Yes, dearest Mr Kenyon—we mean, if we can, to go to Rome in the autumn. It is very wrong of you not to come too, & the reasons you give against it are by no means conclusive. My opinion is that whatever the term of your natural life may be, you would probably have an additional ten years fastened on to it by coming to the continent … and so I teaze you & teaze you, as is natural to such an opinion. People travel now in their arm-chairs, & the vitality in them kindles as they rush along. Remember how pleased you were when you were at Como! Dont draw a chalk circle round you & fancy you cant move. Even tables & chairs have taken to move lately, & hats spin round without a giddy head in them. Is this a time to stand still, even in the garden at Wimbledon? “I speak to a wise man,—judge what I say.” [4]

We tried the table experiment in this room a few days since, by the bye, & failed—but we were impatient, & Robert was playing Mephistopheles, as Mr Lytton said, & there was little chance of success under the circumstances. It has been done several times in Florence—& the fact of the possibility seems to have passed among “attested facts.” There was a placard on the wall yesterday—about a pamphlet purporting to be an account of these & similar phenomena “scoperte a Livorno” [5] —referring to “oggetti semoventi” [6] & other wonders. You cant even look at a wall without a touch of the subject. The “circoli” [7] at Florence are as revolutionary as ever .. only tilting over tables instead of states .. alas! From the Legation to the English chemist’s, people are “serving tables” [8] (in spite of the apostle) everywhere. When people gather round a table, it is’nt to play whist. So good, you say.
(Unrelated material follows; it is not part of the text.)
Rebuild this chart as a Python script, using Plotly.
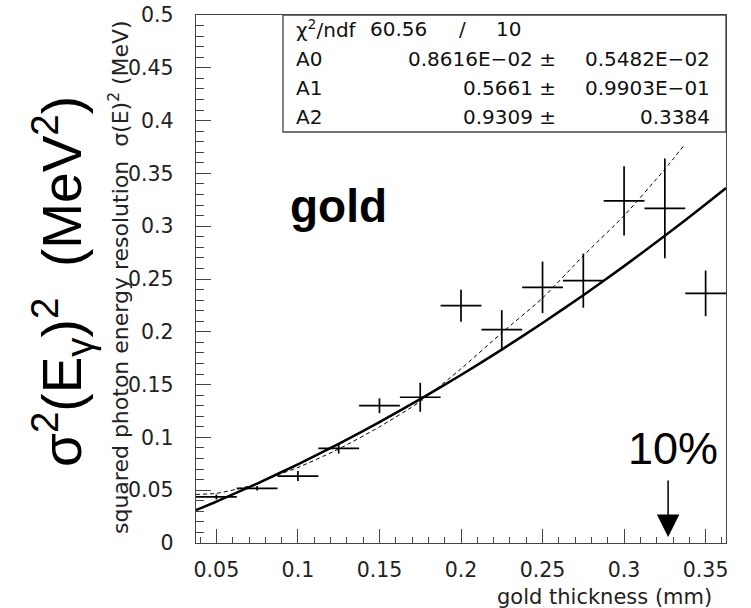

You can believe in table-moving—because that may be “electricity”—but you wont believe, in the “rapping spirits,” with the history of whom these movements are undeniably connected, .. because it’s “a jump”. Well—but you will jump when the time comes for jumping, & when the evidence is strong enough– I know you,—you are strong enough & true enough to jump at anything, without being afraid. The tables jump, observe—& you may jump. Meanwhile, .. if you were to hear what we heard only the evening before last from a cultivated woman with truthful tearful eyes, [9] whose sister is a medium, & whose mother believes herself to be in daily communion with her eldest daughter, [10] dead years ago .. if you were to hear what we hear from nearly all the Americans who come [to] us .. their personal experiences, irrespectively of paid mediums, .. I wonder if you would admit the possibility of your ever jumping! Robert, who wont believe, he says, till he sees & hears with his own senses, .. Robert, who is a sceptic, .. observed, of himself, the other day, that we had received as much evidence of these spirits as of the existence of the town of Washington. But then of course he would add, & you would, reasonably enough, that, in a matter of this kind, (where you have to jump) you require more evidence, double the evidence, to what you require for the existence of Washington– That’s true, <***>

Publication: LEBB, II, 115–118 (in part).

Manuscript: Wellesley College.

1. Year provided by EBB’s reference to performances of Colombe’s Birthday, which opened at the Haymarket on 25 April 1853.

2. “More divine bone.”

3. See letter 3175.

4. Cf. I Corinthians 10:15.

5. “Discovered in Leghorn.”

6. “Self-propelled objects.”

7. “Circles.”

8. Cf. Acts 6:2.

9. Sara Jane Clarke; see letter 3200, note 3.

10. Delia Adelaide Clarke (1804–26).